The Mail on Sunday's Midas column said Royal Mail could prove a good investment when it is floated on the stock market if management is prepared to be tough. Unlike with some previous UK privatisations, Royal Mail Chief Executive Moya Greene is suited to the move into the commercial world. If she can cope with the decline in traditional mail, stand up to trade unions, improve efficiency and compete in the parcel sector, the shares
should do well. Investors need to consider how the sector is doing, whether the company is floating at the right point in the economic cycle and whether the company has problems like union unrest or a pension deficit.

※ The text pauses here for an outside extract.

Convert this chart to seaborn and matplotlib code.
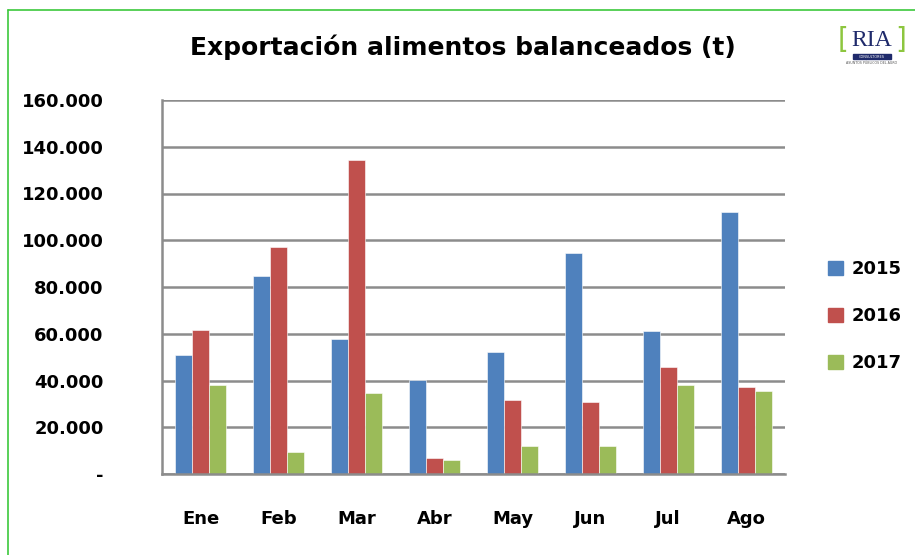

Avoid Debenhams, the Sunday Times's Danny Fortson said. The Inside the City columnist. Chief Executive Michael Sharp has taken a bet on the future of the high street by opening 90 new stores in five years. He is also upgrading clothing lines and is about to unveil the first collection by Savile Row tailor Patrick Grant to add some refinement to a range that does not stand out. With the shares trading at half their 2006 IPO price of 200p and with profits expected to be flat for the year, Fortson said he would pass.
BG Group is a solid long-term bet but its premium rating makes it a hold now, the Telegraph's Questor column said. It announced on September 9th that political upheaval would hit an offshore gas project in its key Egyptian market and that a Norwegian project would have delays. With investment in Australia rising, free cashflow is turning negative and debt is set to rise. BG trades on a higher multiple than oil and gas peers because it has a record of growth but the valuation looks steep at the moment, Questor said.
One of two big barriers to a takeover of Gulf Keystone was removed when a UK court rejected a claim by Rex Wempen that he was owed 30% of the company's reservoir in Kurdistan, Danny Fortson said in the Sunday Times. Shaikan is a massive project that would normally be developed by an oil giant. With the legal cloud removed, the main obstacle to a takeover is Chief Executive Todd Kozel's big demands but with new non-executive directors installed at shareholders' request, Gulf Keystone is in an interesting position, Fortson said.
The Telegraph made Talk Talk its mid-cap share tip of the week. Old Mutual fund manager Stephen Message told the paper he liked Talk Talk because customers stay with it despite its reputation for poor service. The shares yield a dividend of about 5% and there is room for growth from improving cash flows from better customer service and tight cost control, Message said. The company has enjoyed strong growth at its broadband-based telephone service.